Following the 2022 Naranjo decision, the case was remanded to determine whether Spectrum was liable for penalties under Labor Code section 226(e)(1) for knowing and intentional failure to comply with the wage statement statute. The trial court answered in the affirmative, and Spectrum appealed. The question before the court this time was whether an employer has knowingly and intentionally failed to comply with section 226’s requirements when the employer had a good faith, yet erroneous, belief that it was in compliance.

The court conducted a careful review of the construction of the penalty provision in section 226. First, the court noted that the “knowing and intentional” language does not appear in the liability provision, but in the penalty provision. This indicates that liability does not require a particular mental state since an employer who issues incomplete wage statements is clearly not complying with the statute. However, penalties under section 226(e)(1) require scienter and “only come into play when the employer knowingly and intentionally fails to comply” with the statute. (Slip op. at 19.) The court declined to deviate from the general rule that courts “refuse to impose civil penalties against those parties who acted in good faith and belief in the legality of their actions.” (Id. at 17.)

Second, the Court considered the relationship between section 226 and the other provisions of the Labor Code, including section 203, which penalizes employers for late wage payments based on a heightened “willful” mental state requirement. An employer’s good faith dispute that any wages are owed will preclude an imposition of waiting time penalties under section 203. (Cal. Code Regs., tit. 8, § 13520.) The court observed that section 203 may trigger penalties for the willful failure to pay, but section 226(e)(1) penalties may be incurred for the knowing and intentional failure to comply with the statute. (Slip Op. at 26.) The wording of section 226’s penalty provision reaffirmed the court’s position that the Labor Code considers an employer’s good faith defense to penalties for nonpayment and nonreporting alike. 

The court was not persuaded by Naranjo’s objection that permitting an employer to raise a defense based on good faith belief that it was complying with the statute ran counter to the established legal maxim that “ignorance of the law is no excuse.” The court disagreed with Naranjo, stating that the maxim makes exceptions, including for unwitting violations. (Id. at 29.) The court was also not persuaded by Naranjo’s concerns that excusing employers from section 226 penalties based on a good faith mistake of law would excuse and even incentivize ignorance of the law. On the contrary, the court said that lower courts are already tasked with evaluating an employer’s good faith when determining waiting time penalties under section 203. In those instances, the courts have focused on whether the employer’s basis for disputing the liability was “objectively reasonable.” As such, courts are already equipped to “evaluate an employer’s misunderstanding of legal requirements against a standard of objective reasonableness.” (Id. at 38.)

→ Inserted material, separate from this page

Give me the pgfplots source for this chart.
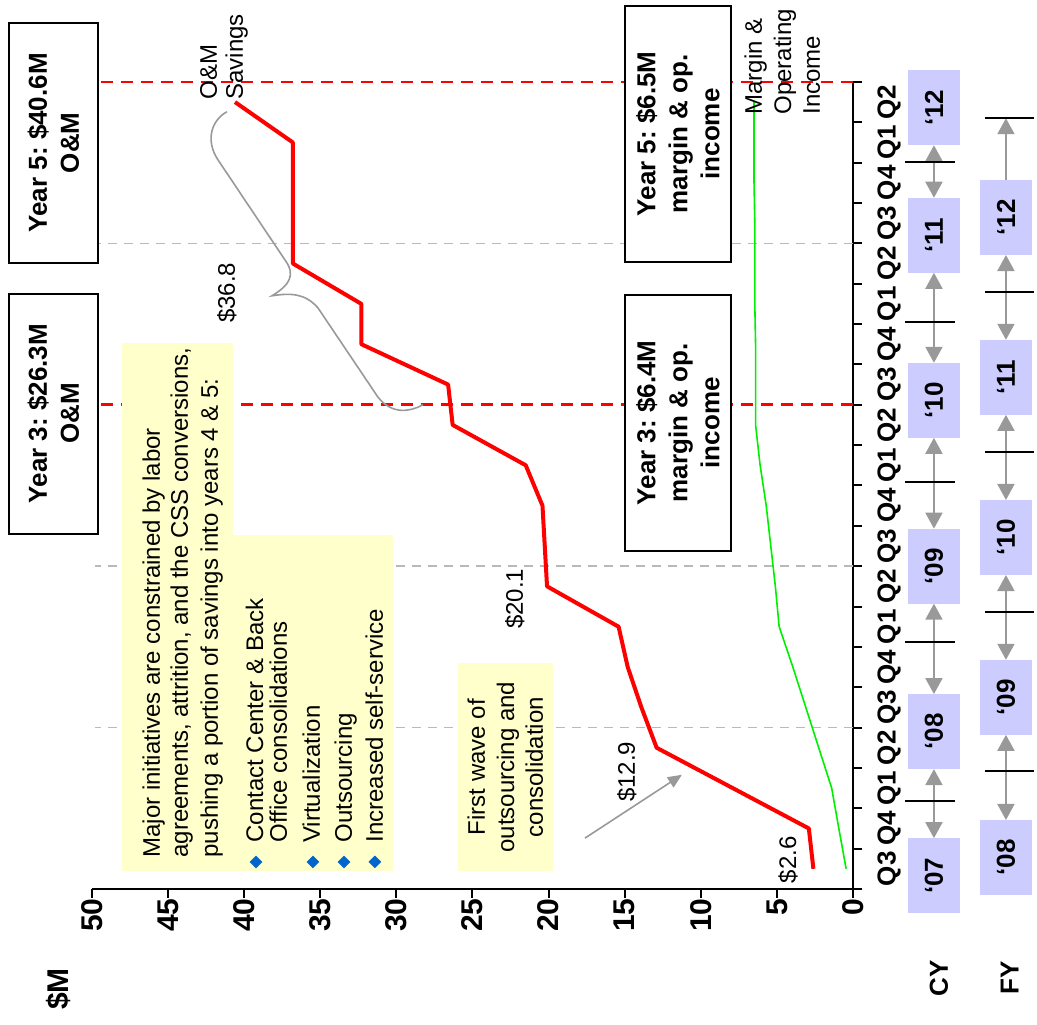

Finally, the court gave great credence to the fact that section 226’s legal requirements were uncertain and unsettled, evidenced by Naranjo’s 15-year litigation span. Constant throughout Naranjo’s litigation was Spectrum’s reasonable, good faith belief that it was complying with the law, even if it was a mistaken belief. Given the legal uncertainties, the court held that Spectrum’s failure to include the unpaid meal premiums in employees’ wage statements was not “knowing and intentional” within the meaning of section 226(e)(1). The court’s holding strongly implies that the mere knowledge of predicate facts is insufficient to establish “knowing and intentional” violation.

WHAT NARANJO MEANS FOR EMPLOYERS

The Naranjo decision permits employers to raise objectively reasonable, good faith belief defenses to wage statement claims, which, even if unsuccessful, can defeat a claim for section 226 penalties. However, employers should be aware that courts will scrutinize those defenses and reject frivolous defenses. 

We remind employers to conduct periodic audits of their wage and hour policies and practices, along with wage statements, to ensure compliance with California’s sometimes technical laws.